**** PROVIDED DATA

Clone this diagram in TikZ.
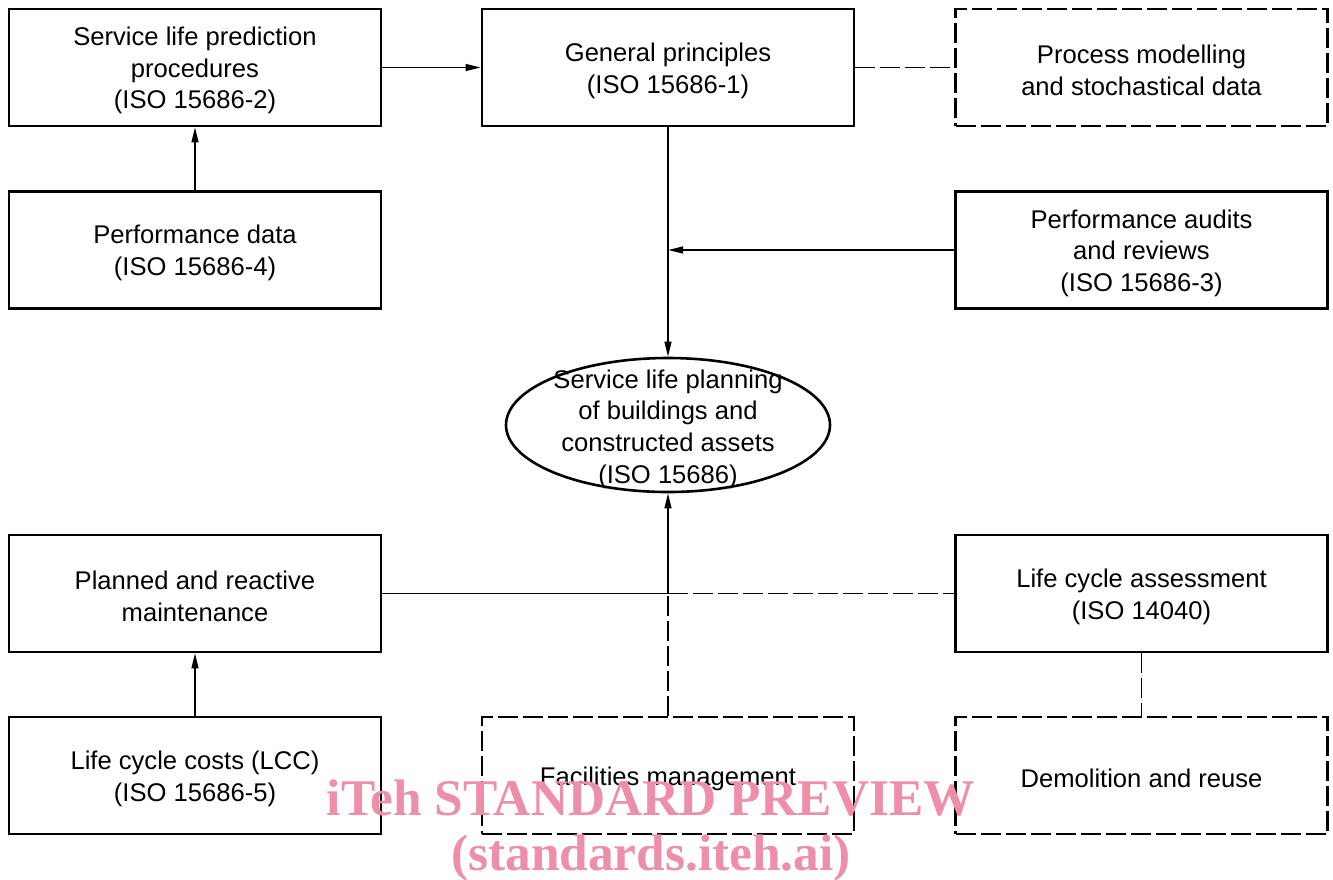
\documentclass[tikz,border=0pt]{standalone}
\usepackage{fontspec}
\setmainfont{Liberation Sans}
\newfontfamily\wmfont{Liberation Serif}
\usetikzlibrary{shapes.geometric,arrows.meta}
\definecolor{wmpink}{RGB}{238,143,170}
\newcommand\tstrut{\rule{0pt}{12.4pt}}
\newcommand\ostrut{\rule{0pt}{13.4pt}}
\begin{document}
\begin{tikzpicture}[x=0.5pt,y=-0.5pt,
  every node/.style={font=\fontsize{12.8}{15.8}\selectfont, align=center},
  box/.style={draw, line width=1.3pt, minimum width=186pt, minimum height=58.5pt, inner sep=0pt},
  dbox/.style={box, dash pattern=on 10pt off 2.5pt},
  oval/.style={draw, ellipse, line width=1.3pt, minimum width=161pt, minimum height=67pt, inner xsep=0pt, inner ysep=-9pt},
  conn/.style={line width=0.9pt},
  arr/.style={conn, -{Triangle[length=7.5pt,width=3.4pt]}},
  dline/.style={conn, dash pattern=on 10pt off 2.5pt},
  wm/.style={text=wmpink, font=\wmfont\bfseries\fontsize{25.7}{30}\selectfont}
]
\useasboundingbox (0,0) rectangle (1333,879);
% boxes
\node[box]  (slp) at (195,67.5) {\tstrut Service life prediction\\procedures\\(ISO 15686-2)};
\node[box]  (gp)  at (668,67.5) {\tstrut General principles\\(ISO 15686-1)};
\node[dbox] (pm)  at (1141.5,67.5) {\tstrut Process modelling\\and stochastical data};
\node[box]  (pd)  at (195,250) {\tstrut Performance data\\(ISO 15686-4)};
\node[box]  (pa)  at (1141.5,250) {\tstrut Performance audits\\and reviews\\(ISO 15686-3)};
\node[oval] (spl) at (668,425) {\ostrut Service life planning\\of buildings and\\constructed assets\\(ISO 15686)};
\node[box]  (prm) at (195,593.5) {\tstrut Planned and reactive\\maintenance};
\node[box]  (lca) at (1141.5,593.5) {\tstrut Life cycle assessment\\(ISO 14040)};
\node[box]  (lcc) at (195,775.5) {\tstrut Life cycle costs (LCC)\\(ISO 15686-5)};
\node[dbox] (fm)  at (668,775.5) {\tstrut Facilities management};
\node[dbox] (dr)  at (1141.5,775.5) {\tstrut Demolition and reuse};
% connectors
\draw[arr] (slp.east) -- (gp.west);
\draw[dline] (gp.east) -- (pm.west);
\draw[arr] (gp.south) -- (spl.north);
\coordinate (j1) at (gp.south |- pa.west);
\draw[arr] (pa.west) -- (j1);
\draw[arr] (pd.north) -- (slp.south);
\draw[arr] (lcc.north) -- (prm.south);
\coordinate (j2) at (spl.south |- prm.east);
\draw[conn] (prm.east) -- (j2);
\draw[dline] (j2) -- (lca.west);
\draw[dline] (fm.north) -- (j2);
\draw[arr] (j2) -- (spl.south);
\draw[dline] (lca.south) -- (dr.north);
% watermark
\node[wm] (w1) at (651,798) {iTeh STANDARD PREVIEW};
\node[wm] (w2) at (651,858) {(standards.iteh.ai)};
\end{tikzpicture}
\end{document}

********

**GOAL OF THE EXERCISE:** Copy the whole of the material above exactly, but not its images.

**EXERCISE SOLUTION:**
Clone this diagram in TikZ.
\documentclass[tikz,border=0pt]{standalone}
\usepackage{fontspec}
\setmainfont{Liberation Sans}
\newfontfamily\wmfont{Liberation Serif}
\usetikzlibrary{shapes.geometric,arrows.meta}
\definecolor{wmpink}{RGB}{238,143,170}
\newcommand\tstrut{\rule{0pt}{12.4pt}}
\newcommand\ostrut{\rule{0pt}{13.4pt}}
\begin{document}
\begin{tikzpicture}[x=0.5pt,y=-0.5pt,
  every node/.style={font=\fontsize{12.8}{15.8}\selectfont, align=center},
  box/.style={draw, line width=1.3pt, minimum width=186pt, minimum height=58.5pt, inner sep=0pt},
  dbox/.style={box, dash pattern=on 10pt off 2.5pt},
  oval/.style={draw, ellipse, line width=1.3pt, minimum width=161pt, minimum height=67pt, inner xsep=0pt, inner ysep=-9pt},
  conn/.style={line width=0.9pt},
  arr/.style={conn, -{Triangle[length=7.5pt,width=3.4pt]}},
  dline/.style={conn, dash pattern=on 10pt off 2.5pt},
  wm/.style={text=wmpink, font=\wmfont\bfseries\fontsize{25.7}{30}\selectfont}
]
\useasboundingbox (0,0) rectangle (1333,879);
% boxes
\node[box]  (slp) at (195,67.5) {\tstrut Service life prediction\\procedures\\(ISO 15686-2)};
\node[box]  (gp)  at (668,67.5) {\tstrut General principles\\(ISO 15686-1)};
\node[dbox] (pm)  at (1141.5,67.5) {\tstrut Process modelling\\and stochastical data};
\node[box]  (pd)  at (195,250) {\tstrut Performance data\\(ISO 15686-4)};
\node[box]  (pa)  at (1141.5,250) {\tstrut Performance audits\\and reviews\\(ISO 15686-3)};
\node[oval] (spl) at (668,425) {\ostrut Service life planning\\of buildings and\\constructed assets\\(ISO 15686)};
\node[box]  (prm) at (195,593.5) {\tstrut Planned and reactive\\maintenance};
\node[box]  (lca) at (1141.5,593.5) {\tstrut Life cycle assessment\\(ISO 14040)};
\node[box]  (lcc) at (195,775.5) {\tstrut Life cycle costs (LCC)\\(ISO 15686-5)};
\node[dbox] (fm)  at (668,775.5) {\tstrut Facilities management};
\node[dbox] (dr)  at (1141.5,775.5) {\tstrut Demolition and reuse};
% connectors
\draw[arr] (slp.east) -- (gp.west);
\draw[dline] (gp.east) -- (pm.west);
\draw[arr] (gp.south) -- (spl.north);
\coordinate (j1) at (gp.south |- pa.west);
\draw[arr] (pa.west) -- (j1);
\draw[arr] (pd.north) -- (slp.south);
\draw[arr] (lcc.north) -- (prm.south);
\coordinate (j2) at (spl.south |- prm.east);
\draw[conn] (prm.east) -- (j2);
\draw[dline] (j2) -- (lca.west);
\draw[dline] (fm.north) -- (j2);
\draw[arr] (j2) -- (spl.south);
\draw[dline] (lca.south) -- (dr.north);
% watermark
\node[wm] (w1) at (651,798) {iTeh STANDARD PREVIEW};
\node[wm] (w2) at (651,858) {(standards.iteh.ai)};
\end{tikzpicture}
\end{document}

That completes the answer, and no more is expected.